Taste Test is our exclusive wine & customer profiling system. Wines are scored according to their power and intensity. The score runs from 0 (luscious, sweet wines) up to 12 (full-bodied, intense dry reds).

Taste Scale: 12

You enjoy big, bold wines that really pack a punch. For many of you this means the bigger the better.

Production information

Producer: d'Arenberg

d’Arenberg is one of the most significant wineries in McLaren Vale. Founded in 1912 by Joseph Osborn, fourth generation, Chester Osborn took over the reins as Chief Winemaker in 1984. The last decade has seen Chester develop a range of white wines every bit as individual and thrilling as the red Rhone varieties with which the company made its name.
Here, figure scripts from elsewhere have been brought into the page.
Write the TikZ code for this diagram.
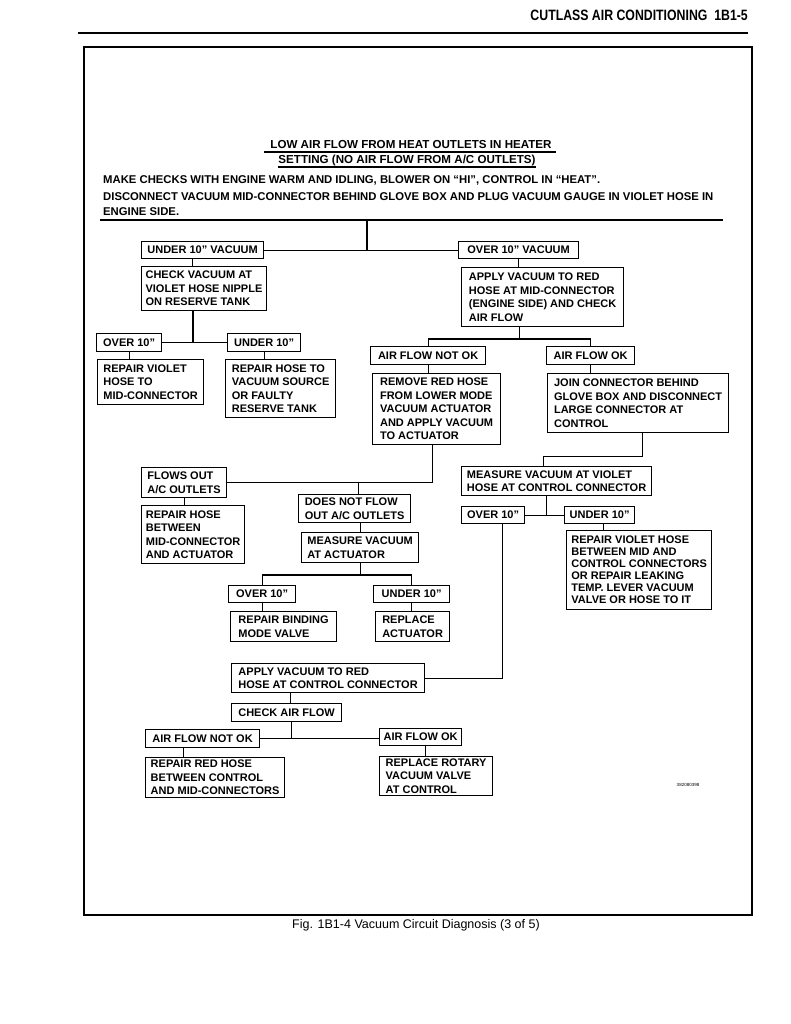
\documentclass[tikz,border=0pt]{standalone}
\usepackage{fontspec}
\setmainfont{Liberation Sans}
\newfontfamily\headfont[FakeStretch=0.82]{Liberation Sans}

\begin{document}
\begin{tikzpicture}[x=1pt,y=-1pt]
    \tikzset{
        box/.style 2 args={draw, line width=1.2pt, anchor=north west, align=left,
            minimum width=#1pt, minimum height=#2pt, inner xsep=4pt, inner ysep=2pt,
            font=\fontsize{11}{13.5}\selectfont\bfseries},
        wire/.style={line width=1.2pt},
        txt/.style={anchor=base west, inner sep=0pt, font=\fontsize{11.3}{13.5}\selectfont\bfseries}
    }
    \useasboundingbox (0,0) rectangle (791,1024);
    \node[anchor=base east, inner sep=0pt, font={\headfont\bfseries\fontsize{15}{18}\selectfont}] (header) at (748,21) {CUTLASS AIR CONDITIONING\ \ 1B1-5};
    \draw[line width=1.5pt] (78,33) -- (748,33);
    \draw[line width=1.2pt] (84,47) rectangle (752,915);
    \node[anchor=base, inner sep=0pt, font=\fontsize{12.5}{15}\selectfont] (caption) at (416,928) {Fig. 1B1-4 Vacuum Circuit Diagnosis (3 of 5)};

    \node[txt, anchor=base, font=\fontsize{11.6}{13.5}\selectfont\bfseries] (title1) at (411,149) {LOW AIR FLOW FROM HEAT OUTLETS IN HEATER};
    \node[txt, anchor=base, font=\fontsize{11.6}{13.5}\selectfont\bfseries] (title2) at (407,164) {SETTING (NO AIR FLOW FROM A/C OUTLETS)};
    \draw[wire] ([xshift=-6pt,yshift=-3pt]title1.base west) -- ([xshift=4pt,yshift=-3pt]title1.base east);
    \draw[wire] ([yshift=-3pt]title2.base west) -- ([yshift=-3pt]title2.base east);
    \node[txt] (checks) at (103,184) {MAKE CHECKS WITH ENGINE WARM AND IDLING, BLOWER ON ``HI'', CONTROL IN ``HEAT''.};
    \node[txt] (disc1) at (103,201) {DISCONNECT VACUUM MID-CONNECTOR BEHIND GLOVE BOX AND PLUG VACUUM GAUGE IN VIOLET HOSE IN};
    \node[txt] (disc2) at (103,215) {ENGINE SIDE.};
    \draw[line width=1.6pt] (100,220) -- (723,220);
    \coordinate (rulemid) at (367,220);

    \node[box={122}{17}] (undervac) at (141,241) {UNDER 10'' VACUUM};
    \node[box={120}{17}] (overvac) at (458,241) {OVER 10'' VACUUM};
    \node[box={124}{44}] (checktank) at (141,266) {CHECK VACUUM AT\\VIOLET HOSE NIPPLE\\ON RESERVE TANK};
    \node[box={162}{59}] (applymid) at (461,267) {APPLY VACUUM TO RED\\HOSE AT MID-CONNECTOR\\(ENGINE SIDE) AND CHECK\\AIR FLOW};
    \node[box={65}{18}] (overa) at (96,333) {OVER 10''};
    \node[box={73}{18}] (undera) at (227,333) {UNDER 10''};
    \node[box={106}{45}] (fixviolet) at (97,359) {REPAIR VIOLET\\HOSE TO\\MID-CONNECTOR};
    \node[box={110}{58}] (fixsource) at (225,359) {REPAIR HOSE TO\\VACUUM SOURCE\\OR FAULTY\\RESERVE TANK};
    \node[box={115}{18}] (notoka) at (370,346) {AIR FLOW NOT OK};
    \node[box={88}{18}] (oka) at (546,346) {AIR FLOW OK};
    \node[box={128}{71}] (removered) at (372,373) {REMOVE RED HOSE\\FROM LOWER MODE\\VACUUM ACTUATOR\\AND APPLY VACUUM\\TO ACTUATOR};
    \node[box={181}{59}] (joinconn) at (547,373) {JOIN CONNECTOR BEHIND\\GLOVE BOX AND DISCONNECT\\LARGE CONNECTOR AT\\CONTROL};
    \node[box={85}{30}] (flowsout) at (141,467) {FLOWS OUT\\A/C OUTLETS};
    \node[box={103}{58}] (fixactuator) at (141,505) {REPAIR HOSE\\BETWEEN\\MID-CONNECTOR\\AND ACTUATOR};
    \node[box={112}{28}] (noflow) at (298,494) {DOES NOT FLOW\\OUT A/C OUTLETS};
    \node[box={117}{30}] (measact) at (301,532) {MEASURE VACUUM\\AT ACTUATOR};
    \node[box={67}{17}] (overb) at (228,585) {OVER 10''};
    \node[box={76}{17}] (underb) at (373,585) {UNDER 10''};
    \node[box={106}{30}] (fixbinding) at (230,611) {REPAIR BINDING\\MODE VALVE};
    \node[box={74}{30}] (newactuator) at (375,611) {REPLACE\\ACTUATOR};
    \node[box={193}{29}] (applyctrl) at (231,663) {APPLY VACUUM TO RED\\HOSE AT CONTROL CONNECTOR};
    \node[box={190}{29}] (measviolet) at (461,466) {MEASURE VACUUM AT VIOLET\\HOSE AT CONTROL CONNECTOR};
    \node[box={63}{17}] (overc) at (461,506) {OVER 10''};
    \node[box={70}{17}] (underc) at (564,506) {UNDER 10''};
    \node[box={145}{79}, font=\fontsize{11}{12}\selectfont\bfseries] (fixleak) at (566,530) {REPAIR VIOLET HOSE\\BETWEEN MID AND\\CONTROL CONNECTORS\\OR REPAIR LEAKING\\TEMP. LEVER VACUUM\\VALVE OR HOSE TO IT};
    \node[box={110}{18}] (checkflow) at (231,703) {CHECK AIR FLOW};
    \node[box={114}{18}] (notokb) at (145,729) {AIR FLOW NOT OK};
    \node[box={82}{17}] (okb) at (379,728) {AIR FLOW OK};
    \node[box={139}{40}] (fixred) at (145,757) {REPAIR RED HOSE\\BETWEEN CONTROL\\AND MID-CONNECTORS};
    \node[box={113}{39}] (newrotary) at (379,756) {REPLACE ROTARY\\VACUUM VALVE\\AT CONTROL};
    \node[inner sep=0pt, font=\fontsize{4.5}{5}\selectfont] (figno) at (688,785) {382080398};

    \draw[wire] (rulemid) -- (rulemid |- undervac.east);
    \draw[wire] (undervac.east) -- (overvac.west);
    \draw[wire] ([xshift=-10pt]undervac.south) -- ([xshift=-10pt]undervac.south |- checktank.north);
    \draw[wire] (overvac.south) -- (overvac.south |- applymid.north);
    \draw[wire] ([xshift=-11pt]checktank.south) -- ([xshift=-11pt]checktank.south |- overa.east);
    \draw[wire] (overa.east) -- (undera.west);
    \draw[wire] (overa.south) -- (overa.south |- fixviolet.north);
    \draw[wire] (undera.south) -- (undera.south |- fixsource.north);
    \draw[wire] ([xshift=-23pt]applymid.south) -- ++(0,13);
    \draw[wire] (notoka.north) -- ++(0,-7) -| (oka.north);
    \draw[wire] (notoka.south) -- (notoka.south |- removered.north);
    \draw[wire] (oka.south) -- (oka.south |- joinconn.north);
    \draw[wire] ([xshift=-4pt]removered.south) |- (flowsout.east);
    \draw[wire] ([xshift=4pt]noflow.north) -- ([xshift=4pt]noflow.north |- flowsout.east);
    \draw[wire] (flowsout.south) -- (flowsout.south |- fixactuator.north);
    \draw[wire] (measact.north |- noflow.south) -- (measact.north);
    \draw[wire] (measact.south) -- ++(0,13);
    \draw[wire] (overb.north) -- ++(0,-10) -| (underb.north);
    \draw[wire] (overb.south) -- (overb.south |- fixbinding.north);
    \draw[wire] (underb.south) -- (underb.south |- newactuator.north);
    \draw[wire] ([xshift=4pt]joinconn.south) -- ++(0,23) -| ([xshift=-13pt]measviolet.north);
    \draw[wire] ([xshift=-10pt]measviolet.south) -- ([xshift=-10pt]measviolet.south |- overc.east);
    \draw[wire] (overc.east) -- (underc.west);
    \draw[wire] ([xshift=4pt]underc.south) -- ([xshift=4pt]underc.south |- fixleak.north);
    \draw[wire] ([xshift=9pt]overc.south) |- (applyctrl.east);
    \draw[wire] ([xshift=4pt]checkflow.north) -- ([xshift=4pt]checkflow.north |- applyctrl.south);
    \draw[wire] ([xshift=5pt]checkflow.south) |- (notokb.east);
    \draw[wire] (notokb.east) -- (notokb.east -| okb.west);
    \draw[wire] ([xshift=-19pt]notokb.south) -- ([xshift=-19pt]notokb.south |- fixred.north);
    \draw[wire] ([xshift=5pt]okb.south) -- ([xshift=5pt]okb.south |- newrotary.north);
\end{tikzpicture}
\end{document}
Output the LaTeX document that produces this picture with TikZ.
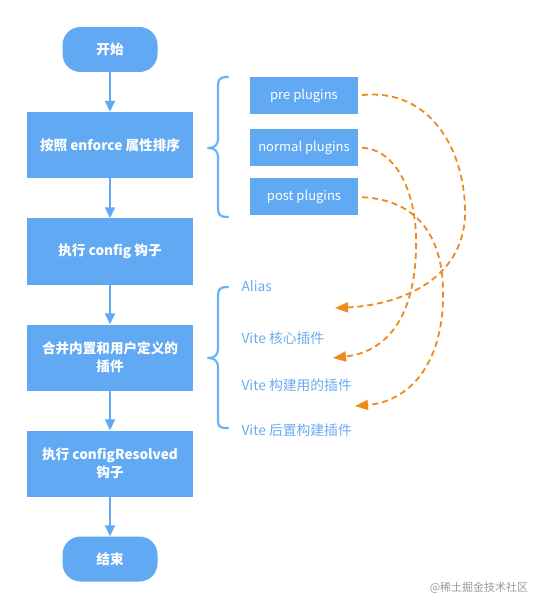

There is method to his madness and no one knows their soils and vines better than Chester.

 

Production note

Small batches are crushed and transferred to 5 tonne headed-down open fermenters. These batches remain separate until final blending. Foot treading is undertaken two thirds of the way through fermentation. When tannin extraction is just right the wine is basket pressed and transferred to a mixture of new and old French and old American oak barriques as well as large casks to complete primary and secondary fermenta-tion. The barrel fermented component is aged on lees to keep the wine fresh while also reducing the oak influence. There is no racking until final blending. No fining or filtration prior to bottling.